What Makes It Interesting

Two things distinguish this deal from the wider Dubai off-plan market.

First, the demand base already exists. Most off-plan projects in Dubai are priced on the assumption that infrastructure will arrive: a metro extension, a retail strip, a critical mass of residents. Bluewaters Island has none of those dependencies. The tourist draw is live and managed. For a short-term rental strategy, that is the closest thing to underwritten demand available in Dubai's off-plan market today.

Second, supply is capped. The island has no vacant land remaining. Bluewaters Bay adds residential inventory to a fixed-supply location, which is the underlying logic of most premium real estate and genuinely rare in a city that can always build further into the desert. Scarcity here is structural, not manufactured.

What to Watch

The service charge deserves scrutiny. Island maintenance is inherently more expensive than a standard tower, and AED 25 per square foot reflects that. Investors should request the projected service charge schedule for their specific unit size and calculate net yield precisely before signing.

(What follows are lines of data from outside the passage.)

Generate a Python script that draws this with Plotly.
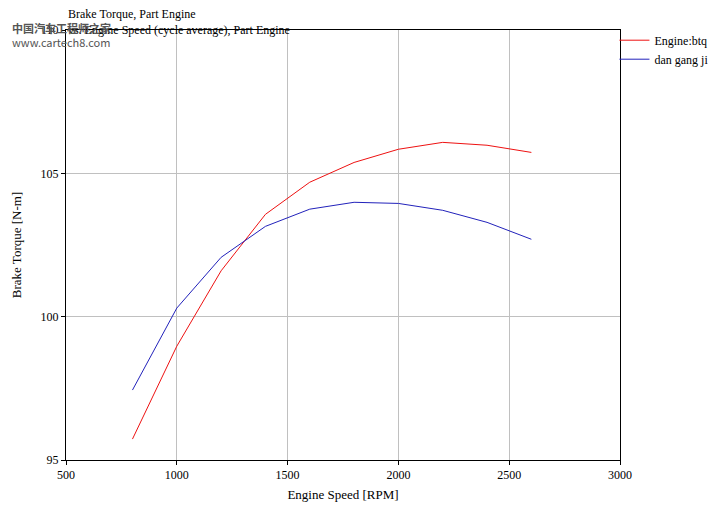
import plotly.graph_objects as go

rpm = [800, 1000, 1200, 1400, 1600, 1800, 2000, 2200, 2400, 2600]
btq = [95.73, 98.97, 101.6, 103.57, 104.69, 105.38, 105.84, 106.08, 105.98, 105.73]
dgj = [97.44, 100.3, 102.07, 103.15, 103.75, 103.99, 103.95, 103.71, 103.29, 102.7]

F = "Liberation Serif"
fig = go.Figure()
fig.add_trace(go.Scatter(x=rpm, y=btq, mode="lines", name="Engine:btq", line=dict(color="#ee1111", width=1)))
fig.add_trace(go.Scatter(x=rpm, y=dgj, mode="lines", name="dan gang ji", line=dict(color="#2222bb", width=1)))
ax = dict(showline=True, linecolor="black", mirror=True, gridcolor="#c0c0c0", zeroline=False,
          ticks="outside", tickcolor="black", ticklen=4, automargin=False)
fig.update_layout(
    width=711, height=506, paper_bgcolor="white", plot_bgcolor="white",
    margin=dict(l=58, r=99, t=22, b=54, autoexpand=False),
    font=dict(family=F, size=12, color="black"),
    xaxis=dict(range=[500, 3000], dtick=500, title=dict(text="Engine Speed [RPM]", standoff=8, font=dict(size=13)), **ax),
    yaxis=dict(range=[95, 110], dtick=5, title=dict(text="Brake Torque [N-m]", standoff=16, font=dict(size=13)), **ax),
    legend=dict(x=0.99, y=1.01, xanchor="left", yanchor="top", bgcolor="rgba(0,0,0,0)", font=dict(size=12),
                tracegroupgap=0, itemwidth=30),
    annotations=[
        dict(text="Brake Torque, Part Engine<br>vs. Engine Speed (cycle average), Part Engine",
             xref="paper", yref="paper", x=0, y=1, yshift=-9, xanchor="left", yanchor="bottom",
             align="left", showarrow=False, font=dict(size=12)),
        dict(text="<b>中国汽车工程师之家</b><br>www.cartech8.com", xref="paper", yref="paper",
             x=0, y=1, xshift=-56, yshift=-22, xanchor="left", yanchor="bottom", align="left",
             showarrow=False, font=dict(size=11, color="#555555", family="Noto Sans CJK SC")),
    ],
)
fig.write_html("out.html")
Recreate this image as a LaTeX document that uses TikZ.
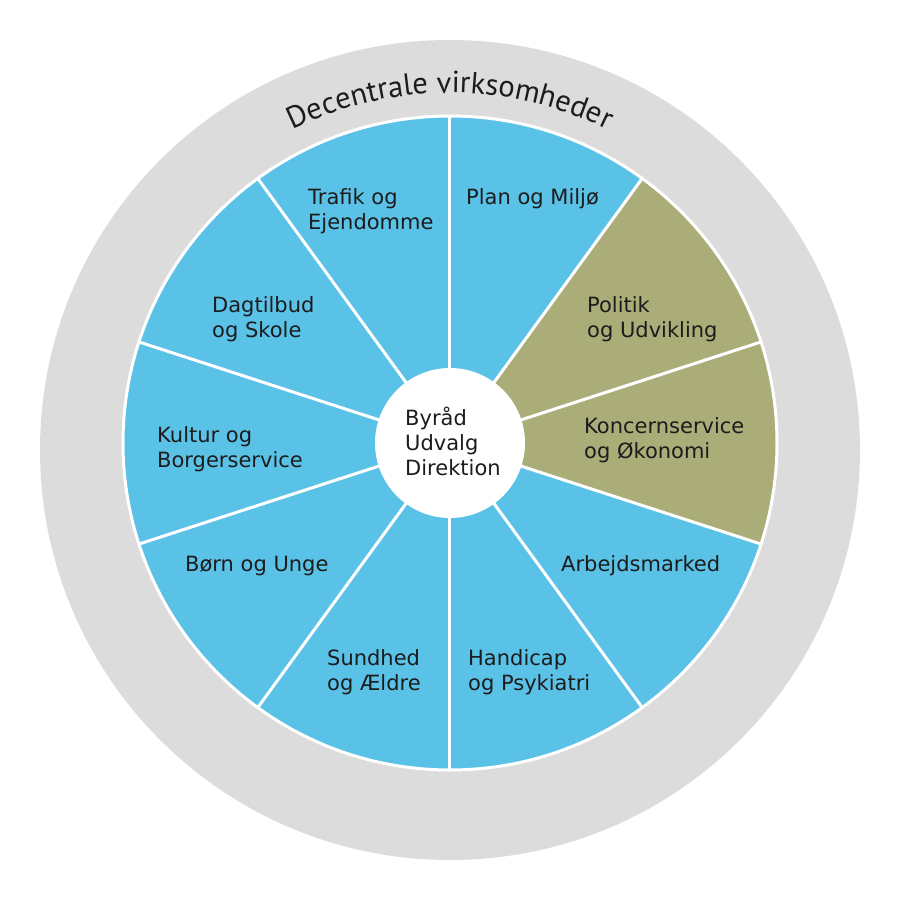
\documentclass[tikz,border=0pt]{standalone}
\usepackage{fontspec}
\setmainfont{DejaVu Sans}
\newfontfamily\ringfont{PT Sans}
\usepackage{tikz}
\usetikzlibrary{positioning, decorations.text}
\definecolor{wheelblue}{HTML}{5BC2E7}
\definecolor{wheelolive}{HTML}{AAAD78}
\definecolor{ringgrey}{HTML}{DCDCDC}
\definecolor{labelink}{HTML}{1C1C1C}
\tikzstyle{enhed}=[anchor=base west, inner sep=0pt, align=left, text=labelink, font=\fontsize{21}{25}\selectfont]
\tikzstyle{spoke}=[white, line width=3pt]
\newcommand{\enhed}{\node[enhed]}

\begin{document}
\begin{tikzpicture}[x=1pt, y=1pt]
  \useasboundingbox[fill=white] (-450,-450) rectangle (450,450);
  \fill[ringgrey] (0,0) circle (410);
  \coordinate (w) at (0,7);
  % ten wedges, two of them olive
  \foreach \a/\c in {90/wheelblue, 54/wheelolive, 18/wheelolive, -18/wheelblue, -54/wheelblue,
                     -90/wheelblue, -126/wheelblue, -162/wheelblue, 162/wheelblue, 126/wheelblue}
    \fill[\c] (w) -- ++(\a:327) arc (\a:\a-36:327) -- cycle;
  \draw[spoke] (w) circle (327);
  \foreach \a in {90,54,...,-234}
    \draw[spoke] (w) -- ++(\a:327);
  \node[circle, fill=white, minimum size=150pt, inner sep=0pt] (hub) at (w) {};
  \path[decorate, decoration={text along path, text align=center, text color=labelink,
        text={|\ringfont\fontsize{30.5}{30.5}\selectfont|Decentrale virksomheder}}]
    (160:357) arc (160:20:357);

  % base anchor sits on the last line
  \enhed (hubtext) at (-45,-25) {Byråd\\Udvalg\\Direktion};
  \enhed (trafik) at (-142,220) {Trafik og\\Ejendomme};
  \enhed (plan) at (16,245) {Plan og Miljø};
  \enhed (dagtilbud) at (-238,112) {Dagtilbud\\og Skole};
  \enhed (politik) at (137,112) {Politik\\og Udvikling};
  \enhed (kultur) at (-293,-17) {Kultur og\\Borgerservice};
  \enhed (koncern) at (134,-8) {Koncernservice\\og Økonomi};
  \enhed (boern) at (-265,-121) {Børn og Unge};
  \enhed (arbejde) at (111,-121) {Arbejdsmarked};
  \enhed (sundhed) at (-123,-240) {Sundhed\\og Ældre};
  \enhed (handicap) at (18,-240) {Handicap\\og Psykiatri};
\end{tikzpicture}
\end{document}
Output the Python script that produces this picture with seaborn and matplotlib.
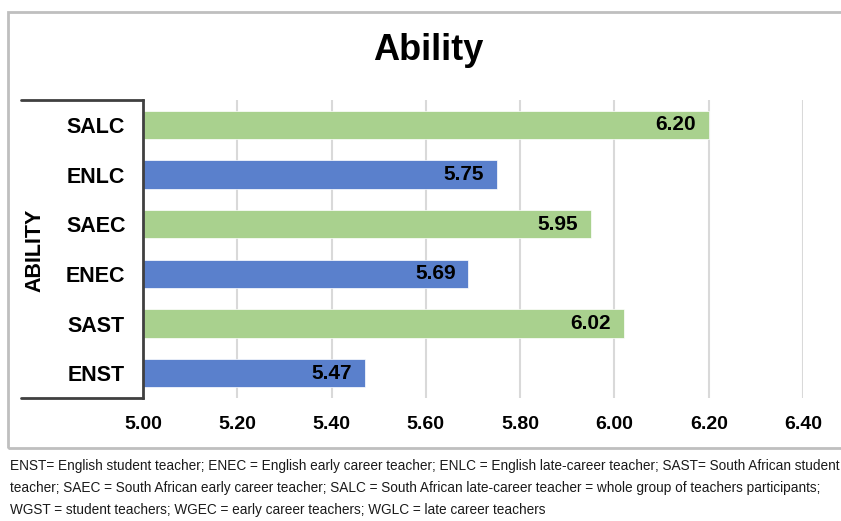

The price point also concentrates buyers in competition with other short-term rental operators on the same island. Bluewaters is not a large island, and if the residential mix skews heavily toward holiday lets, nightly rate compression is a real possibility during off-peak periods. The tourism draw is consistent, but the Dubai short-stay market is competitive and seasonally variable.

Finally, the 80% payment during construction means significant capital is deployed before a single dirham of rental income arrives. Investors should not underestimate the cash-flow gap between now and the first occupied tenancy in late 2027.

Bottom Line

This is for income-focused investors who want Dubai exposure with materially reduced location risk, are comfortable with a higher-than-average service charge, and plan to operate the unit as a managed short-term rental from handover. The combination of a fixed-supply island, live tourist infrastructure, and a credible developer makes the yield projection more defensible than most comparable Dubai off-plan numbers.

Pass if you are primarily chasing capital appreciation, need a net yield above 6% to justify the entry cost, or are not prepared to actively manage a short-stay rental operation. The island is proven. The returns, net of carrying costs, require careful modelling before the headline number earns your trust.

Data sourced from OffPlan. ROI projections are developer-estimated and not guaranteed. This is not financial advice.